::: PROVIDED MATERIAL
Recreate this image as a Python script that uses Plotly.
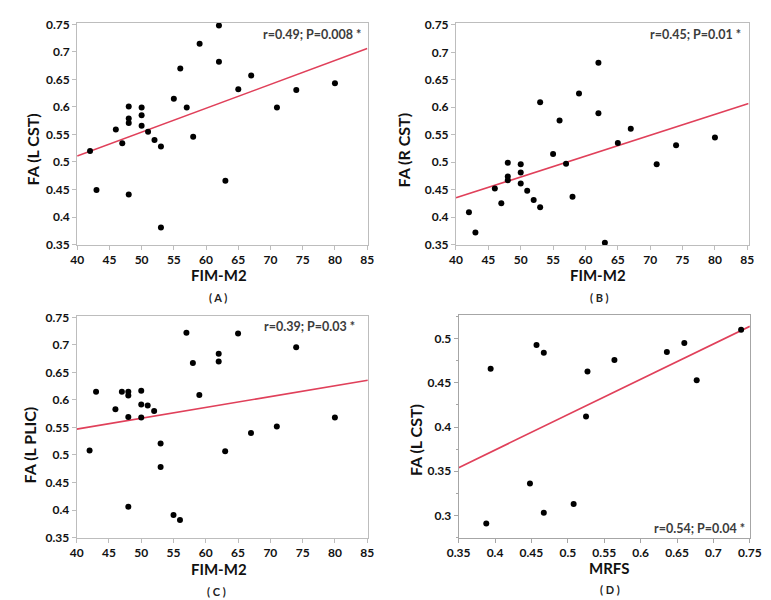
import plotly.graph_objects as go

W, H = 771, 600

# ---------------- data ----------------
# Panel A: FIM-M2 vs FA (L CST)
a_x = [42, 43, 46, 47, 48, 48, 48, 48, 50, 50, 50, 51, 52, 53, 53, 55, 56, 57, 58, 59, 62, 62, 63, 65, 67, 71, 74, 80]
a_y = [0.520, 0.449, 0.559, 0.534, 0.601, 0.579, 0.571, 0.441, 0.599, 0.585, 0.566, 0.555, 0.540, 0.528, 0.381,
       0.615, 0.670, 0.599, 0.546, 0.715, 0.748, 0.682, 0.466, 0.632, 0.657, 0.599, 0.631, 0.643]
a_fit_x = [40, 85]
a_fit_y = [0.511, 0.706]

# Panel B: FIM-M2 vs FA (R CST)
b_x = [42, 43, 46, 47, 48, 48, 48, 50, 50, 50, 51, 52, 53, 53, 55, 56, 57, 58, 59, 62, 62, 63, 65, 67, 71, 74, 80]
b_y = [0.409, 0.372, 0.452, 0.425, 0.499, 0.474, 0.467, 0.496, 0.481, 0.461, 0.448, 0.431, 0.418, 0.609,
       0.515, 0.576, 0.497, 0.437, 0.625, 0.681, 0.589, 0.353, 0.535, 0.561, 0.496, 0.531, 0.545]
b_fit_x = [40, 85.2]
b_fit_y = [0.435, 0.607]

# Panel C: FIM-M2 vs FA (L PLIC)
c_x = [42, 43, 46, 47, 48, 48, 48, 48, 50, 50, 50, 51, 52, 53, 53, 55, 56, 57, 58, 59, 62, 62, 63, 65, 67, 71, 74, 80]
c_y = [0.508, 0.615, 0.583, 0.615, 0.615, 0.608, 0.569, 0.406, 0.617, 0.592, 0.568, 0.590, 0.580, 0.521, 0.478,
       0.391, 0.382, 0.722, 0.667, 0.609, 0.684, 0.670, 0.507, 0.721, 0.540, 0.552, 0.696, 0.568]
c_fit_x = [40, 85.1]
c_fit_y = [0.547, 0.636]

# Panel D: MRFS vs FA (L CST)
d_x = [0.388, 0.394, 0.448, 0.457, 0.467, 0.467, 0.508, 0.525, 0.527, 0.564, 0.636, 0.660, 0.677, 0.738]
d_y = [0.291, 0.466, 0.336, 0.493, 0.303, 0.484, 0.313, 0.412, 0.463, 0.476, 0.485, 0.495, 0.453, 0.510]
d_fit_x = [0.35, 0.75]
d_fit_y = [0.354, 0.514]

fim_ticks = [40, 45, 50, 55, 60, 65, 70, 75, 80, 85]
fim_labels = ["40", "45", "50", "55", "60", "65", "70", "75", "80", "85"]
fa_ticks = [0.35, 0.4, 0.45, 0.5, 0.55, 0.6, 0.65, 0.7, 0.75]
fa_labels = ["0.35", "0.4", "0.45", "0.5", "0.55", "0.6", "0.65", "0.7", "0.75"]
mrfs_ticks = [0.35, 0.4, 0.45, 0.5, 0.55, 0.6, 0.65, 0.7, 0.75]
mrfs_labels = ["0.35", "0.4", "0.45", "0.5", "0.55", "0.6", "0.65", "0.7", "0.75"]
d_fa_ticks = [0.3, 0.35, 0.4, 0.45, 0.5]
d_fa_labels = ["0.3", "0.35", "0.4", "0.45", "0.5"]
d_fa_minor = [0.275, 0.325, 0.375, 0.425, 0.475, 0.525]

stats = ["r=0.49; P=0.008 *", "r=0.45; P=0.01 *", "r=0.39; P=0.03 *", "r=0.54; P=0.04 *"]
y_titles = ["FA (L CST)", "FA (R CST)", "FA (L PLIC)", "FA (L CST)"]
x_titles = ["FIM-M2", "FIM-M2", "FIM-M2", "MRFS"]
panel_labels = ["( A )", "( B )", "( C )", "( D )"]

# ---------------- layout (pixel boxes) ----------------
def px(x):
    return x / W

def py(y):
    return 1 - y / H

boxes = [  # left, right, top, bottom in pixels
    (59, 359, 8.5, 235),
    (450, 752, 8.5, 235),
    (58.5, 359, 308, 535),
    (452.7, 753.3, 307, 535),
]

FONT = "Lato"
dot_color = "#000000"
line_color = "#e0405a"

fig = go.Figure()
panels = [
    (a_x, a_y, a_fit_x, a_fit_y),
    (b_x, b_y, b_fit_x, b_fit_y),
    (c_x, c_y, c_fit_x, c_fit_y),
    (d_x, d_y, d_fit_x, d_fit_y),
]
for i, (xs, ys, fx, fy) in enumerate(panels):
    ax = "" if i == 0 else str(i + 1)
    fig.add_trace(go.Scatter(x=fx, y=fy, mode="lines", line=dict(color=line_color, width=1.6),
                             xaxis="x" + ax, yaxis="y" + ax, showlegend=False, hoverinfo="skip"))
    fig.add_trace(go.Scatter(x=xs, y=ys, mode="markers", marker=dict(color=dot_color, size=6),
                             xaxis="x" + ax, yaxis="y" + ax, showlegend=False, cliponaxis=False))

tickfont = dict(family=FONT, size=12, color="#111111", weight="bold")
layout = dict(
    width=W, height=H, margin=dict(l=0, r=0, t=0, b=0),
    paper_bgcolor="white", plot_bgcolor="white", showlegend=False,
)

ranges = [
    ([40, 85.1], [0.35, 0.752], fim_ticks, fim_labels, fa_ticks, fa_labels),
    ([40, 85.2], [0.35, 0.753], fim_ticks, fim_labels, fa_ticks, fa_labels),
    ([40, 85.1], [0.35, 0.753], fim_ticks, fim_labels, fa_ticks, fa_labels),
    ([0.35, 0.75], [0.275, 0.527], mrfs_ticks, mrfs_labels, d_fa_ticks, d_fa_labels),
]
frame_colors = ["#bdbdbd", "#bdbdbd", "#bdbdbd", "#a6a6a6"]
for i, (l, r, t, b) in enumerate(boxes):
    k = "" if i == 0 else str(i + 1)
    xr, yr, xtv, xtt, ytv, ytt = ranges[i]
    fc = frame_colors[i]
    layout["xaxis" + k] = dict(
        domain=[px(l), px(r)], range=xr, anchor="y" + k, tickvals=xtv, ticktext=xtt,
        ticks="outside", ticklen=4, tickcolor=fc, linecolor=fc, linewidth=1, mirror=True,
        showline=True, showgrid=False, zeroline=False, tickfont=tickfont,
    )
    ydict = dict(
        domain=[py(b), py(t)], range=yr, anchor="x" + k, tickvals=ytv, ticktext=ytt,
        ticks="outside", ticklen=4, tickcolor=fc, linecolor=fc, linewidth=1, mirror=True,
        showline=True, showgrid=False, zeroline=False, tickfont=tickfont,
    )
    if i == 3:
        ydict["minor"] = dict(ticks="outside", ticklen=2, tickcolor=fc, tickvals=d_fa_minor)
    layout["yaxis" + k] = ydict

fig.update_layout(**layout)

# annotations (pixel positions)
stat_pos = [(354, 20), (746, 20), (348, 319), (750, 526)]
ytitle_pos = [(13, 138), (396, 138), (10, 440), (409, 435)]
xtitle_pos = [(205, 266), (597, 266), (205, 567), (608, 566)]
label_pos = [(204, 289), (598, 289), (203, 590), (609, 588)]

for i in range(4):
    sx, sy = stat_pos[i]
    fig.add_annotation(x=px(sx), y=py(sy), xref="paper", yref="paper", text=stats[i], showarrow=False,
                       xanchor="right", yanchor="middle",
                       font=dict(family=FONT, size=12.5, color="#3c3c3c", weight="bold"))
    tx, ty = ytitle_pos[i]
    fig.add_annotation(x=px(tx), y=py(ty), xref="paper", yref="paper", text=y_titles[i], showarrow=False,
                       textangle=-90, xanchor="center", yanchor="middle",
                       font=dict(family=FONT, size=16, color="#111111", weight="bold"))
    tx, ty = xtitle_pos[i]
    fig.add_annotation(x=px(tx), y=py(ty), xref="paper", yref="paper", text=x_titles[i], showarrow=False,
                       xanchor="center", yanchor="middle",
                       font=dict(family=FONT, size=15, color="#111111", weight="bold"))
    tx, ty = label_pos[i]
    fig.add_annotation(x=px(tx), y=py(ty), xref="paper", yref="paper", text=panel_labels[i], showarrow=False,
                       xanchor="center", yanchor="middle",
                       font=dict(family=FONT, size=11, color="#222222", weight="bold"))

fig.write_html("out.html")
::::::
» THE EXERCISE
Leave out the pictures. Transcribe only the lines above, from the first through the one that contains "W, H = 771, 600".

» RESULT OF THIS EXERCISE
Recreate this image as a Python script that uses Plotly.
import plotly.graph_objects as go

W, H = 771, 600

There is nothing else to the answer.